Leçons de grec [Han Kang]

L'auteur : Han Kang est une auteur sud-coréenne née en novembre 1970. Elle est la fille de l'écrivain Han Seung-won et enseigne au Seoul Institute of Arts. Elle est la lauréate du Man Booker Price 2016 avec son roman précédent La végétarienne.

L'histoire : Leçons de grec est le roman de la grâce retrouvée. Au cœur du livre, une femme et un homme. Elle a perdu sa voix, lui perd peu à peu la vue. Les blessures de ces personnages s'enracinent dans leur jeunesse et les ont coupés du monde.

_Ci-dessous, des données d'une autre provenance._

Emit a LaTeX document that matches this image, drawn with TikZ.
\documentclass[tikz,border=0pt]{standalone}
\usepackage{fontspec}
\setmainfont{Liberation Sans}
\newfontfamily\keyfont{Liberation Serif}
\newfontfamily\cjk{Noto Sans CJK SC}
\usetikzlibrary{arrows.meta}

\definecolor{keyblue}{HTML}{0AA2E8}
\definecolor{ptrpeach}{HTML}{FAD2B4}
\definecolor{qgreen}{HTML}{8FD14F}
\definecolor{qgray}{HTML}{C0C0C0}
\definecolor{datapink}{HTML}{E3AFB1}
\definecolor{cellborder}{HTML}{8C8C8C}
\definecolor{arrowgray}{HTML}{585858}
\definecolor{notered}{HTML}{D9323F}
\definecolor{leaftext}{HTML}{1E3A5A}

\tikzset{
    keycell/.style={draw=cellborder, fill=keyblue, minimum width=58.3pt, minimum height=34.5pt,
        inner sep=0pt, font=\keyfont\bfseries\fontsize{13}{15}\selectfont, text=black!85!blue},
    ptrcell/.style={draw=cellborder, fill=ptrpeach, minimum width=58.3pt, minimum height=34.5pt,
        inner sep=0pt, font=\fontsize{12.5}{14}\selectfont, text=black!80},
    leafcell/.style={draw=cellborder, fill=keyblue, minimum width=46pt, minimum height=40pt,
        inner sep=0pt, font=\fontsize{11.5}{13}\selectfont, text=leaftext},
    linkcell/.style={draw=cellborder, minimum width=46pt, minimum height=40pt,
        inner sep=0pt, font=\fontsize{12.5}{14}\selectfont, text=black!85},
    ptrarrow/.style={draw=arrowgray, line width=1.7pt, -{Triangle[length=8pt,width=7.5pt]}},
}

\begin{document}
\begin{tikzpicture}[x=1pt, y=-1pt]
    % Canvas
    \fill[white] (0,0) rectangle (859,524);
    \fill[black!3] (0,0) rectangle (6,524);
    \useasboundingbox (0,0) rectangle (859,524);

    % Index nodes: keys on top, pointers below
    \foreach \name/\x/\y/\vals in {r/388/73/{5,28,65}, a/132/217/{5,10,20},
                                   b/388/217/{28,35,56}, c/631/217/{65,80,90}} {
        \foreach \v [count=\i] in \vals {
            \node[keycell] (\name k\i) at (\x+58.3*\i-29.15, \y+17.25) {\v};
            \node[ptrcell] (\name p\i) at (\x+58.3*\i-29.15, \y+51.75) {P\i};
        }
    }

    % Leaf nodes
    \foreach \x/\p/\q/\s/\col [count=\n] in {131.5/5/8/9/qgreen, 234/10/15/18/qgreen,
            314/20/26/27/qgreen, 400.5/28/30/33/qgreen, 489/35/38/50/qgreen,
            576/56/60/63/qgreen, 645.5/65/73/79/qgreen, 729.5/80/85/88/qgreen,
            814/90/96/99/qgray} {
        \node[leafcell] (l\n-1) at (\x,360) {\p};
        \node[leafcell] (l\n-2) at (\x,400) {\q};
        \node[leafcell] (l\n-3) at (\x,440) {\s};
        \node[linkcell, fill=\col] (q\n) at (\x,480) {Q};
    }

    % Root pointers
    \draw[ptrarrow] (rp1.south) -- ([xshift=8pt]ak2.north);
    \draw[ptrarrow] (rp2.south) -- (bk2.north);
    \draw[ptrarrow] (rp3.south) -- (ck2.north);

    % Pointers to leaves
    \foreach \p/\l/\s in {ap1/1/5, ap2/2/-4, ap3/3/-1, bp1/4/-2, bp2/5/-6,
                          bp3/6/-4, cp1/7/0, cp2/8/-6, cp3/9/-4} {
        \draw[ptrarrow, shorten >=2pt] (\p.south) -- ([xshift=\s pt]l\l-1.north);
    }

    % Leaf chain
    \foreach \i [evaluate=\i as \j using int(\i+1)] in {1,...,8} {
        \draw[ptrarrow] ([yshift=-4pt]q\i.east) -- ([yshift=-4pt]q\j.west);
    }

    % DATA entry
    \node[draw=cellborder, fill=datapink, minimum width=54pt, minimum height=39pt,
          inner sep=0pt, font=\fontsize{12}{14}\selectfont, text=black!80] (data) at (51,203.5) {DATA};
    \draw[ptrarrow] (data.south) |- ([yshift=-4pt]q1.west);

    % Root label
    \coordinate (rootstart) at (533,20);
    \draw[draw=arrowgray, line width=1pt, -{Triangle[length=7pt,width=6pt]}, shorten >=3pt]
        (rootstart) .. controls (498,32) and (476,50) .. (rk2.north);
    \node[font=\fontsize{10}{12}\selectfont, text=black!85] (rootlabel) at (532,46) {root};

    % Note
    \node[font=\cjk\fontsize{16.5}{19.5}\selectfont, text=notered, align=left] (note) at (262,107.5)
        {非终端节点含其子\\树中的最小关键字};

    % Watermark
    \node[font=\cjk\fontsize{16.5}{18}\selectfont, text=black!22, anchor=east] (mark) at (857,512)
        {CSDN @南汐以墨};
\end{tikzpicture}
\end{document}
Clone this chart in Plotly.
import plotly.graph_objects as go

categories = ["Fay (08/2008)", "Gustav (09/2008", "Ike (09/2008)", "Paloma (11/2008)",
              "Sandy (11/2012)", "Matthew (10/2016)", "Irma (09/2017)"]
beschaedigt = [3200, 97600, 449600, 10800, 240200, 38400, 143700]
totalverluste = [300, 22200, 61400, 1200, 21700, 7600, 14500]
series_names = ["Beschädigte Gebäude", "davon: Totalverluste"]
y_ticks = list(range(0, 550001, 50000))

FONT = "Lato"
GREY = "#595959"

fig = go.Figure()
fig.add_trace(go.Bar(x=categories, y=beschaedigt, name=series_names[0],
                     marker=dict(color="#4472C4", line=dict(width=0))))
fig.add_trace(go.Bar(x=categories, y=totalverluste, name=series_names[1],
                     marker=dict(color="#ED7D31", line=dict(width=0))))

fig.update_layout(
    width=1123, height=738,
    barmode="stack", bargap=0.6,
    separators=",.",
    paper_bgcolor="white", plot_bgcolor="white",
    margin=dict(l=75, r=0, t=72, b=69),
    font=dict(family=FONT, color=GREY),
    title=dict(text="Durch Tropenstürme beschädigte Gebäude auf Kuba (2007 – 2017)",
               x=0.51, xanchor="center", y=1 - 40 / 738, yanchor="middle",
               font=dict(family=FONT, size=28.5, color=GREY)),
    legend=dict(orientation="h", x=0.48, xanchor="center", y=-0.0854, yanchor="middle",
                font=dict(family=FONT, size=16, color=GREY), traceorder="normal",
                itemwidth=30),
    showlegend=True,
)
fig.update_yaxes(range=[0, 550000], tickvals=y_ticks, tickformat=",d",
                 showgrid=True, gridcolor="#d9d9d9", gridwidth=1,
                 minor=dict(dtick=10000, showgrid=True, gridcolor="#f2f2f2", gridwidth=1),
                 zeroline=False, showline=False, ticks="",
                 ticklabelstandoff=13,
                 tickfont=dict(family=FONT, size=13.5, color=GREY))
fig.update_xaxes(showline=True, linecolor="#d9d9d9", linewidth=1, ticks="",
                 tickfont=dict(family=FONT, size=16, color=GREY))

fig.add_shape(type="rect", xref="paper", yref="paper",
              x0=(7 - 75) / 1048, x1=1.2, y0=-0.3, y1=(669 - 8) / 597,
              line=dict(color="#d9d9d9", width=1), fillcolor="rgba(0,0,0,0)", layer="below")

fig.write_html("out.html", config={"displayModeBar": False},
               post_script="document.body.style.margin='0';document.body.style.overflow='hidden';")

À la faveur d'un incident, ils se rapprochent et, lentement, retrouvent le goût d'aller vers l'autre, le goût de communiquer.

Mon avis : Une envie de littérature différente m’a fait accepter ce partenariat en optant pour de la littérature coréenne. Je pensais, à lire la quatrième de couverture, assister davantage à la rencontre de cet homme et cette femme et à leur résurrection. En fait, non. C’est plutôt le chemin qui les conduit à cet instant de renouveau que le lecteur va découvrir. Et c’est également très joli.

Des deux personnages, le lecteur ne saura jamais les noms, ce qui m’est apparu un peu déstabilisant au départ, d’autant qu’on ne sait pas toujours lequel prend la parole. Mais on devine bien vite que c’est pour mieux souligner l’importance du corps dans la communication. Pas besoin de mots pour dire les blessures intimes qui vont les mener à se rencontrer.

Lui cache sa cécité grandissante à l'école dans laquelle il enseigne, auprès d'élèves plus ou moins motivés. Elle s'est inscrite à son cours pour tromper sa peur des mots, surtout de ceux qu'elle ne peut plus prononcer depuis qu'elle a perdu son travail et la garde de son fils. Une grande partie de ce roman porte sur des flashbacks qui montrent la faillite du corps de chacun, les poussant à s'enfermer dans un monde qui leur est propre, ne partageant rien avec les autres, dans l'incapacité totale de communiquer, effrayés par cette solitude qui les entoure de plus en plus.

Avant cette rencontre, l’auteur prend le temps de nous montrer chacun dans sa vie intime, dans ses souvenirs et ses sensations, dans sa relation aux autres, ajoutant par touche une profondeur à chaque personnalité au fur et à mesure que la lecture avance. Ce n'est qu'à la toute fin que nos deux protagonistes vont retrouver ensemble, après un bête accident, le goût du partage.

Entre les deux, Han Kang nous livre ici un roman subtil sur le rapport à l’autre et la résilience, avec une écriture pleine de poésie. Un grand merci aux éditions du Serpent à plumes pour cette découverte.

"Il arrive que tous deux s'observent. En attendant l'heure. Pendant le cours. Dans le couloir pendant la pause, devant le bureau. Progressivement, le visage de l'homme est devenu familier. Ses traits, ses expressions et ses gestes ordinaires se sont mués en traits, expressions et gestes particuliers. Mais elle n'y accorde aucune importance. Parce qu'elle n'a jamais traduit cette évolution en langage." (p°91)

Leçons de grec, d'Han Kang
Traduit par Jeong Eun-Jin et Jacques Batilliot
Le serpent à plumes
Août 2017

Commentaires

Alex Mot-à-Mots a dit…
Je ne serais pas allée vers ce titre, mais ton billet me donne envie de découvrir ce livre.